McMullen and Proctor identified five things security and risk leaders can do now to create a better experience for their executives.
No. 1: Actually speak to executives about things that matter to them
Talk to business leaders about what’s important to them. Don’t assume you know. Remember, it’s about what they think matters. Ask the question: “What types of decisions do you make every day.” The answer can provide lots of insights. Show them how their business outcomes are directly dependent on technology.
No. 2: Help executives with their decisions through operationally-focused risk assessments
Start with a business process and conduct interviews with the people who execute that process. “Offering executives decision-making in the context of operational outcomes makes these engagements more than interesting to them. It directly impacts the decisions they make,” Proctor said. “You are now helping them do their job.”

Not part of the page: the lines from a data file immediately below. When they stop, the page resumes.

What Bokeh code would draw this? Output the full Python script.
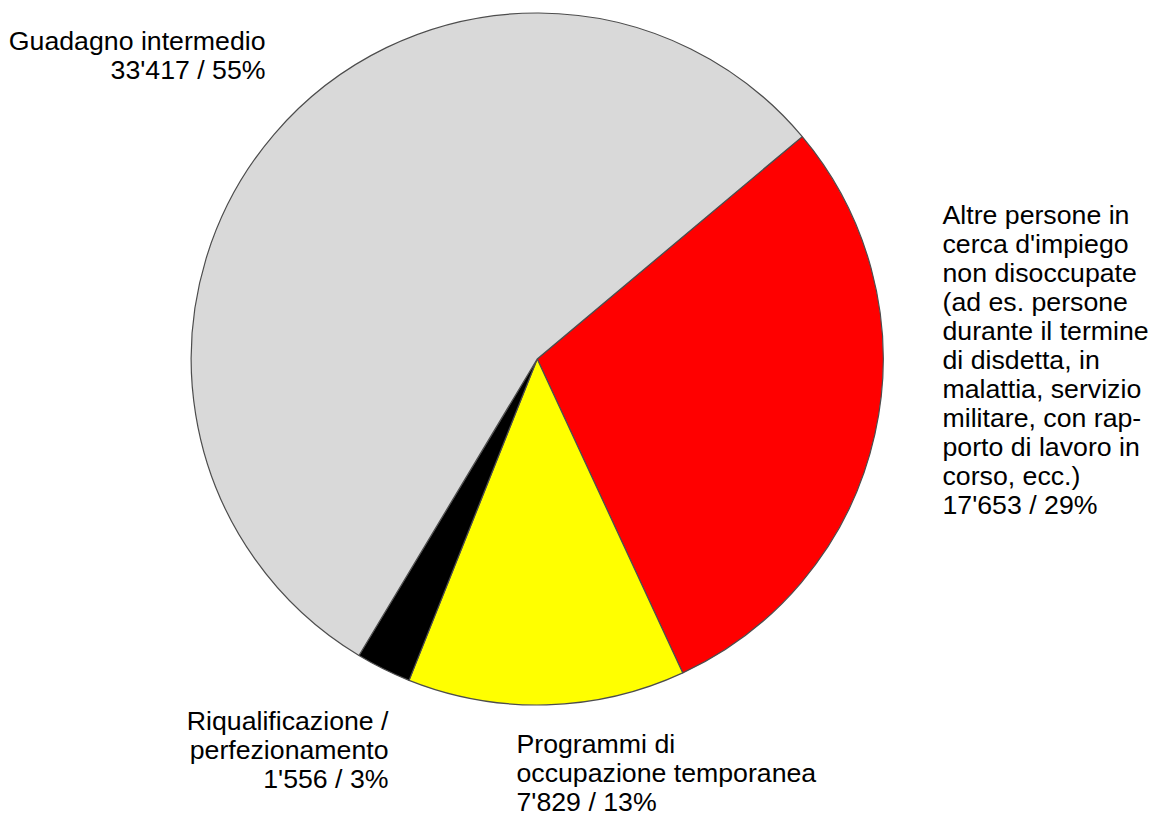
import math
from bokeh.plotting import figure
from bokeh.models import ColumnDataSource, Range1d
from bokeh.core.properties import value
from bokeh.embed import file_html
from bokeh.resources import INLINE

# ---- data (clockwise order starting at the gray/red boundary) ----
categories = [
    "Altre persone in cerca d'impiego non disoccupate",
    "Programmi di occupazione temporanea",
    "Riqualificazione / perfezionamento",
    "Guadagno intermedio",
]
values = [17653, 7829, 1556, 33417]
colors = ["#ff0000", "#ffff00", "#000000", "#d9d9d9"]
label_lines = [
    ["Altre persone in", "cerca d'impiego", "non disoccupate", "(ad es. persone",
     "durante il termine", "di disdetta, in", "malattia, servizio",
     "militare, con rap-", "porto di lavoro in", "corso, ecc.)"],
    ["Programmi di", "occupazione temporanea"],
    ["Riqualificazione /", "perfezionamento"],
    ["Guadagno intermedio"],
]

# ---- layout (screen pixels) ----
W, H = 1149, 816


def sx(x):
    return x


def sy(y):
    return H - y


cx, cy, R = 536.7, 358.5, 346.0
start_deg = 40.0
# label anchors: (x, first line y, align)
label_pos = [
    (942, 214, "left"),
    (516, 743, "left"),
    (388, 720, "right"),
    (265, 40, "right"),
]
LINE_H = 29.0
FONT_PX = "26.7px"

total = sum(values)

p = figure(width=W, height=H, output_backend="svg", toolbar_location=None,
           x_range=Range1d(0, W), y_range=Range1d(0, H),
           x_axis_location=None, y_axis_location=None, min_border=0)
p.outline_line_color = None
p.xgrid.visible = False
p.ygrid.visible = False
p.background_fill_color = "white"
p.border_fill_color = "white"

starts, ends = [], []
cum = 0.0
for v in values:
    before = cum
    cum += v / total
    ends.append(math.radians(start_deg - before * 360))
    starts.append(math.radians(start_deg - cum * 360))

src = ColumnDataSource(dict(x=[sx(cx)] * len(values), y=[sy(cy)] * len(values),
                            start=starts, end=ends, color=colors))
p.wedge(x="x", y="y", radius=R, start_angle="start", end_angle="end",
        fill_color="color", line_color="#4d4d4d", line_width=1.2, source=src)

tx, ty, tt, ta = [], [], [], []
for lines, v, (lx, ly, al) in zip(label_lines, values, label_pos):
    num = f"{v:,}".replace(",", "'")
    pct = round(v / total * 100)
    all_lines = lines + [f"{num} / {pct}%"]
    for i, line in enumerate(all_lines):
        tx.append(sx(lx))
        ty.append(sy(ly + i * LINE_H))
        tt.append(line)
        ta.append(al)

tsrc = ColumnDataSource(dict(x=tx, y=ty, text=tt, align=ta))
p.text(x="x", y="y", text="text", text_align="align", text_baseline="alphabetic",
       text_font=value("Liberation Sans"), text_font_size=FONT_PX,
       text_color="#000000", source=tsrc)

open("out.html", "w").write(file_html(p, INLINE))
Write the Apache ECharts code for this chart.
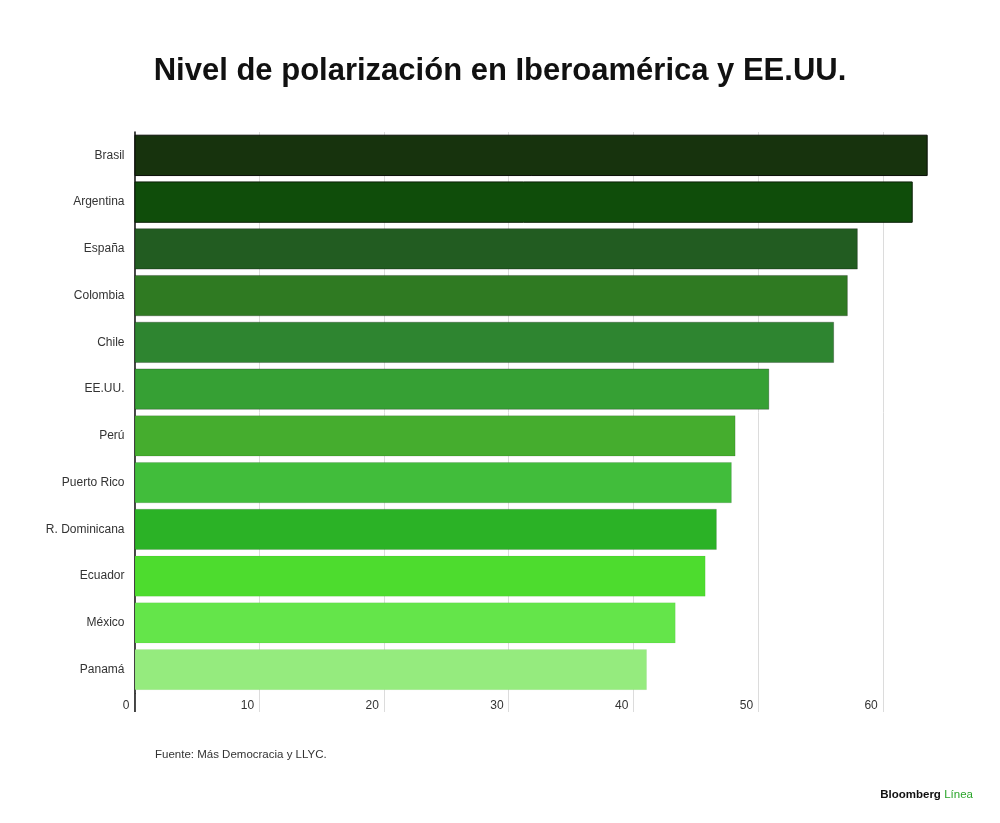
<!DOCTYPE html>
<html>
<head>
<meta charset="utf-8">
<script src="https://cdn.jsdelivr.net/npm/echarts@6/dist/echarts.min.js"></script>
<style>
html,body{margin:0;padding:0;background:#fff;}
#chart{width:1000px;height:823px;}
</style>
</head>
<body>
<div id="chart"></div>
<script>
const countries = ['Brasil','Argentina','España','Colombia','Chile','EE.UU.','Perú','Puerto Rico','R. Dominicana','Ecuador','México','Panamá'];
const polarization = [63.6, 62.4, 58.0, 57.2, 56.1, 50.9, 48.2, 47.9, 46.7, 45.8, 43.4, 41.1];
const xTicks = [0, 10, 20, 30, 40, 50, 60];
const barColors = ['#17330d','#0f4d0a','#225c21','#2f7a22','#2e8530','#36a034','#45ad2e','#41bd3b','#2bb226','#4ddc2e','#64e54a','#95eb7e'];
const barBorders = ['#0a0f08','#0b1f08','rgba(0,0,0,0.3)','rgba(0,0,0,0.25)','rgba(0,0,0,0.25)','rgba(0,0,0,0.25)','rgba(0,0,0,0.12)','rgba(0,0,0,0.12)','rgba(0,0,0,0.12)','rgba(0,0,0,0.05)','rgba(0,0,0,0.05)','rgba(0,0,0,0.03)'];

const chart = echarts.init(document.getElementById('chart'), null, {renderer:'canvas'});
const option = {
  backgroundColor: '#fff',
  animation: false,
  title: {
    text: 'Nivel de polarización en Iberoamérica y EE.UU.',
    left: 'center',
    top: 51,
    textStyle: {fontFamily: 'Liberation Sans, Arial, sans-serif', fontWeight: 'bold', fontSize: 31, color: '#111'}
  },
  graphic: [
    {type:'text', left: 155, top: 749, style:{text:'Fuente: Más Democracia y LLYC.', font:'11.5px "Liberation Sans", Arial, sans-serif', fill:'#333'}},
    {type:'text', right: 27, top: 789, style:{
      text:'{a|Bloomberg} {b|Línea}',
      rich:{
        a:{fontFamily:'Liberation Sans, Arial, sans-serif', fontWeight:'bold', fontSize:11.5, fill:'#111'},
        b:{fontFamily:'Liberation Sans, Arial, sans-serif', fontWeight:'normal', fontSize:11.5, fill:'#2aa52a'}
      }
    }}
  ],
  grid: {left: 134.5, top: 132, width: 873, height: 561, containLabel: false, outerBoundsMode: 'none'},
  xAxis: [
    {
      type: 'value', min: 0, max: 70, interval: 10,
      axisLine: {show: false},
      axisTick: {show: true, length: 19, lineStyle: {color: '#dcdcdc', width: 1}},
      splitLine: {show: true, lineStyle: {color: '#dcdcdc', width: 1}},
      axisLabel: {
        show: true, showMaxLabel: false, margin: 7, align: 'right', padding: [0, 5, 0, 0],
        color: '#333', fontSize: 12, fontFamily: 'Liberation Sans, Arial, sans-serif',
        formatter: function (v) { return xTicks.indexOf(v) >= 0 ? String(v) : ''; }
      }
    },
    {
      type: 'value', min: 0, max: 70, position: 'bottom', gridIndex: 0,
      axisLine: {show: false},
      splitLine: {show: false},
      axisLabel: {show: false},
      axisTick: {show: true, length: 19, customValues: [0], lineStyle: {color: '#111', width: 1.5}}
    }
  ],
  yAxis: {
    type: 'category', data: countries, inverse: true,
    axisLine: {show: true, lineStyle: {color: '#111', width: 1.5}},
    axisTick: {show: false},
    splitLine: {show: false},
    axisLabel: {margin: 10, color: '#333', fontSize: 12, fontFamily: 'Liberation Sans, Arial, sans-serif'}
  },
  series: [{
    type: 'bar',
    xAxisIndex: 0,
    barCategoryGap: '11.5%',
    data: polarization.map((v, i) => ({value: v, itemStyle: {color: barColors[i], borderColor: barBorders[i], borderWidth: 1}})),
    z: 3
  }]
};
chart.setOption(option);
</script>
</body>
</html>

No. 3: Create defensibility for your executives
Executives do not directly control technology security and risk. But when things go wrong, they are usually held accountable. They need defensibility. “We have treated security like a dark art for so long that when an organization gets hacked, people don’t understand,” McMullen said. “You can’t guarantee the organization won’t get hacked, so stop selling your executives protection, and start selling something they truly need, defensibility.”
No. 4: Take tech out of your conversations
Your ability to put decisions in terms of business outcomes is critical to your success in a modern risk-based world. Don’t talk about security and risk in only technology terms. Although tech will always be a part of the conversation, your partners need to understand what you’re saying. “Making risk and security more transparent and business-aligned is an absolute requirement,” said Proctor.
No. 5: Move from project to product management
Use product management to change the experience you deliver. Unlike project management, everything is continuous and typically organized around a business process and the IT requirements to support that process.
“Doing these five things will improve executive experience, their perceived value, and result in a better, more appropriately protected organization,” said McMullen.